Task goal:
Copy the records below exactly, leaving out every picture.

---------- Listed entries ----------

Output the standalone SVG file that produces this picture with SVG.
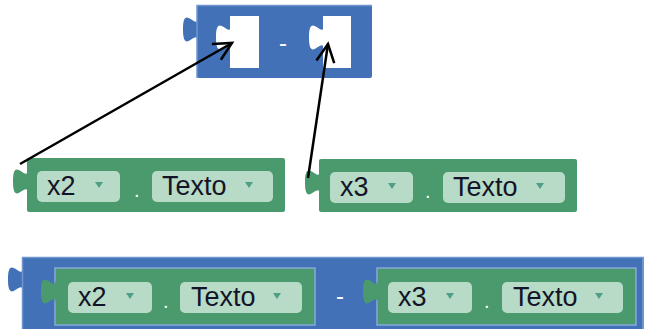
<svg xmlns="http://www.w3.org/2000/svg" width="652" height="329" viewBox="0 0 652 329">
  <defs>
    <style>
      .blue{fill:#4271b7;}
      .blueedge{fill:none;stroke:#6f95d0;stroke-width:1.5;}
      .green{fill:#4a9a6d;}
      .inset{fill:none;stroke:#86a9dc;stroke-width:1.5;}
      .field{fill:#b7dbc7;}
      .tri{fill:#4f9e85;}
      .lbl{font-family:"Liberation Sans",Arial,sans-serif;font-size:27px;fill:#141428;}
      .dot{font-family:"Liberation Sans",Arial,sans-serif;font-size:20px;fill:#ffffff;}
      .minus{font-family:"Liberation Sans",Arial,sans-serif;font-size:24px;fill:#ffffff;}
      .hole{fill:#ffffff;}
      .arrow{stroke:#000;stroke-width:2.5;fill:none;marker-end:url(#ah);}
    </style>
    <path id="tab" d="M0,0 c 0,18 -15,-14.4 -15,13.5 s 15,-4.5 15,13.5 Z"/>
    <marker id="ah" markerUnits="userSpaceOnUse" viewBox="-22 -12 25 24" refX="0" refY="0" markerWidth="25" markerHeight="24" orient="auto">
      <path d="M-18,-9 L0,0 L-18,9" fill="none" stroke="#000" stroke-width="2.5"/>
    </marker>
  </defs>

  <!-- Top blue subtraction block -->
  <g id="minus-block">
    <rect class="blue" x="197" y="5" width="175" height="73" rx="2"/>
    <use href="#tab" x="198" y="16" class="blue"/>
    <path class="blueedge" d="M197,78 V5.5 H372"/>
    <rect class="hole" x="230" y="16" width="29" height="52"/>
    <use href="#tab" x="231" y="24" class="hole"/>
    <text class="minus" x="283" y="51" text-anchor="middle">-</text>
    <rect class="hole" x="323" y="16" width="28" height="52"/>
    <use href="#tab" x="324" y="24" class="hole"/>
  </g>

  <!-- Green block x2.Texto -->
  <g id="x2-texto">
    <rect class="green" x="27" y="158" width="258" height="54" rx="2"/>
    <use href="#tab" x="28" y="168" class="green"/>
    <rect class="field" x="37" y="171" width="83" height="31" rx="5"/>
    <text class="lbl" x="47" y="195">x2</text>
    <polygon class="tri" points="95,182 103,182 99,188"/>
    <text class="dot" x="134" y="197">.</text>
    <rect class="field" x="152" y="171" width="121" height="31" rx="5"/>
    <text class="lbl" x="162" y="195">Texto</text>
    <polygon class="tri" points="245,182 253,182 249,188"/>
  </g>

  <!-- Green block x3.Texto -->
  <g id="x3-texto">
    <rect class="green" x="319" y="159" width="258" height="53" rx="2"/>
    <use href="#tab" x="320" y="169" class="green"/>
    <rect class="field" x="330" y="172" width="83" height="31" rx="5"/>
    <text class="lbl" x="340" y="196">x3</text>
    <polygon class="tri" points="388,183 396,183 392,189"/>
    <text class="dot" x="425" y="198">.</text>
    <rect class="field" x="443" y="172" width="122" height="31" rx="5"/>
    <text class="lbl" x="453" y="196">Texto</text>
    <polygon class="tri" points="536,183 544,183 540,189"/>
  </g>

  <!-- Bottom combined block -->
  <g id="combined">
    <rect class="blue" x="22" y="257" width="622" height="80" rx="2"/>
    <use href="#tab" x="23" y="266" class="blue"/>
    <path class="blueedge" d="M22.5,329 V257.5 H644"/>
    <line x1="643" y1="258" x2="643" y2="329" stroke="#6f95d0" stroke-width="2"/>

    <rect class="green" x="55" y="268" width="260" height="57"/>
    <rect class="inset" x="55" y="268" width="260" height="57"/>
    <use href="#tab" x="56" y="278" class="green"/>
    <rect class="field" x="68" y="282" width="84" height="31" rx="5"/>
    <text class="lbl" x="78" y="306">x2</text>
    <polygon class="tri" points="126,293 134,293 130,299"/>
    <text class="dot" x="163" y="308">.</text>
    <rect class="field" x="180" y="282" width="122" height="31" rx="5"/>
    <text class="lbl" x="191" y="306">Texto</text>
    <polygon class="tri" points="273,293 281,293 277,299"/>

    <text class="minus" x="340" y="304" text-anchor="middle">-</text>

    <rect class="green" x="377" y="268" width="259" height="57"/>
    <rect class="inset" x="377" y="268" width="259" height="57"/>
    <use href="#tab" x="378" y="278" class="green"/>
    <rect class="field" x="388" y="282" width="84" height="31" rx="5"/>
    <text class="lbl" x="398" y="306">x3</text>
    <polygon class="tri" points="446,293 454,293 450,299"/>
    <text class="dot" x="484" y="308">.</text>
    <rect class="field" x="502" y="282" width="121" height="31" rx="5"/>
    <text class="lbl" x="513" y="306">Texto</text>
    <polygon class="tri" points="595,293 603,293 599,299"/>
  </g>

  <!-- Connectors -->
  <g id="connectors">
    <line class="arrow" x1="20" y1="164" x2="232" y2="43"/>
    <line class="arrow" x1="308" y1="178" x2="328" y2="44"/>
  </g>
</svg>
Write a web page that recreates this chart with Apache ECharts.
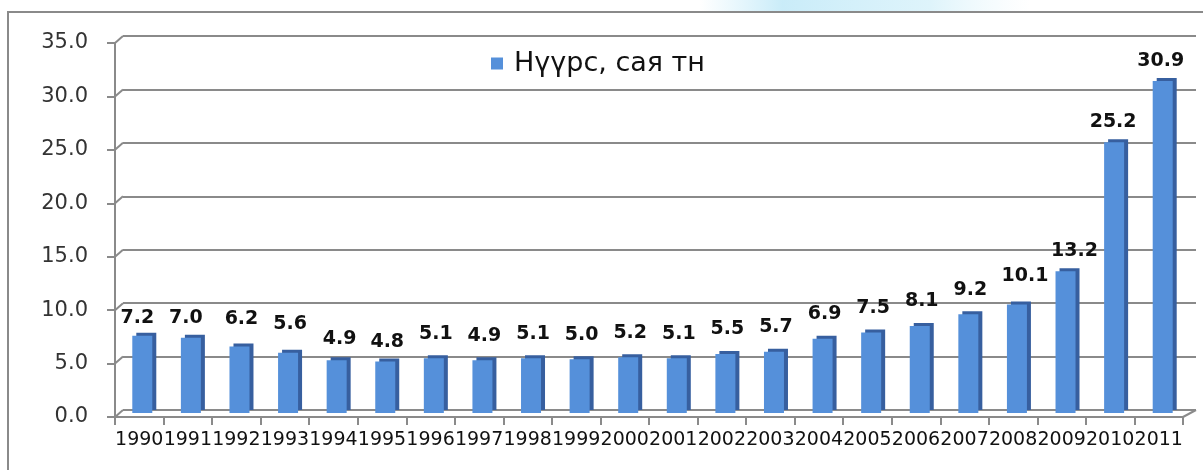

----------

Response for this exercise:
Output the standalone SVG file that produces this picture with SVG.
<svg xmlns="http://www.w3.org/2000/svg" width="652" height="329" viewBox="0 0 652 329">
  <defs>
    <style>
      .blue{fill:#4271b7;}
      .blueedge{fill:none;stroke:#6f95d0;stroke-width:1.5;}
      .green{fill:#4a9a6d;}
      .inset{fill:none;stroke:#86a9dc;stroke-width:1.5;}
      .field{fill:#b7dbc7;}
      .tri{fill:#4f9e85;}
      .lbl{font-family:"Liberation Sans",Arial,sans-serif;font-size:27px;fill:#141428;}
      .dot{font-family:"Liberation Sans",Arial,sans-serif;font-size:20px;fill:#ffffff;}
      .minus{font-family:"Liberation Sans",Arial,sans-serif;font-size:24px;fill:#ffffff;}
      .hole{fill:#ffffff;}
      .arrow{stroke:#000;stroke-width:2.5;fill:none;marker-end:url(#ah);}
    </style>
    <path id="tab" d="M0,0 c 0,18 -15,-14.4 -15,13.5 s 15,-4.5 15,13.5 Z"/>
    <marker id="ah" markerUnits="userSpaceOnUse" viewBox="-22 -12 25 24" refX="0" refY="0" markerWidth="25" markerHeight="24" orient="auto">
      <path d="M-18,-9 L0,0 L-18,9" fill="none" stroke="#000" stroke-width="2.5"/>
    </marker>
  </defs>

  <!-- Top blue subtraction block -->
  <g id="minus-block">
    <rect class="blue" x="197" y="5" width="175" height="73" rx="2"/>
    <use href="#tab" x="198" y="16" class="blue"/>
    <path class="blueedge" d="M197,78 V5.5 H372"/>
    <rect class="hole" x="230" y="16" width="29" height="52"/>
    <use href="#tab" x="231" y="24" class="hole"/>
    <text class="minus" x="283" y="51" text-anchor="middle">-</text>
    <rect class="hole" x="323" y="16" width="28" height="52"/>
    <use href="#tab" x="324" y="24" class="hole"/>
  </g>

  <!-- Green block x2.Texto -->
  <g id="x2-texto">
    <rect class="green" x="27" y="158" width="258" height="54" rx="2"/>
    <use href="#tab" x="28" y="168" class="green"/>
    <rect class="field" x="37" y="171" width="83" height="31" rx="5"/>
    <text class="lbl" x="47" y="195">x2</text>
    <polygon class="tri" points="95,182 103,182 99,188"/>
    <text class="dot" x="134" y="197">.</text>
    <rect class="field" x="152" y="171" width="121" height="31" rx="5"/>
    <text class="lbl" x="162" y="195">Texto</text>
    <polygon class="tri" points="245,182 253,182 249,188"/>
  </g>

  <!-- Green block x3.Texto -->
  <g id="x3-texto">
    <rect class="green" x="319" y="159" width="258" height="53" rx="2"/>
    <use href="#tab" x="320" y="169" class="green"/>
    <rect class="field" x="330" y="172" width="83" height="31" rx="5"/>
    <text class="lbl" x="340" y="196">x3</text>
    <polygon class="tri" points="388,183 396,183 392,189"/>
    <text class="dot" x="425" y="198">.</text>
    <rect class="field" x="443" y="172" width="122" height="31" rx="5"/>
    <text class="lbl" x="453" y="196">Texto</text>
    <polygon class="tri" points="536,183 544,183 540,189"/>
  </g>

  <!-- Bottom combined block -->
  <g id="combined">
    <rect class="blue" x="22" y="257" width="622" height="80" rx="2"/>
    <use href="#tab" x="23" y="266" class="blue"/>
    <path class="blueedge" d="M22.5,329 V257.5 H644"/>
    <line x1="643" y1="258" x2="643" y2="329" stroke="#6f95d0" stroke-width="2"/>

    <rect class="green" x="55" y="268" width="260" height="57"/>
    <rect class="inset" x="55" y="268" width="260" height="57"/>
    <use href="#tab" x="56" y="278" class="green"/>
    <rect class="field" x="68" y="282" width="84" height="31" rx="5"/>
    <text class="lbl" x="78" y="306">x2</text>
    <polygon class="tri" points="126,293 134,293 130,299"/>
    <text class="dot" x="163" y="308">.</text>
    <rect class="field" x="180" y="282" width="122" height="31" rx="5"/>
    <text class="lbl" x="191" y="306">Texto</text>
    <polygon class="tri" points="273,293 281,293 277,299"/>

    <text class="minus" x="340" y="304" text-anchor="middle">-</text>

    <rect class="green" x="377" y="268" width="259" height="57"/>
    <rect class="inset" x="377" y="268" width="259" height="57"/>
    <use href="#tab" x="378" y="278" class="green"/>
    <rect class="field" x="388" y="282" width="84" height="31" rx="5"/>
    <text class="lbl" x="398" y="306">x3</text>
    <polygon class="tri" points="446,293 454,293 450,299"/>
    <text class="dot" x="484" y="308">.</text>
    <rect class="field" x="502" y="282" width="121" height="31" rx="5"/>
    <text class="lbl" x="513" y="306">Texto</text>
    <polygon class="tri" points="595,293 603,293 599,299"/>
  </g>

  <!-- Connectors -->
  <g id="connectors">
    <line class="arrow" x1="20" y1="164" x2="232" y2="43"/>
    <line class="arrow" x1="308" y1="178" x2="328" y2="44"/>
  </g>
</svg>
Write a web page that recreates this chart with Apache ECharts.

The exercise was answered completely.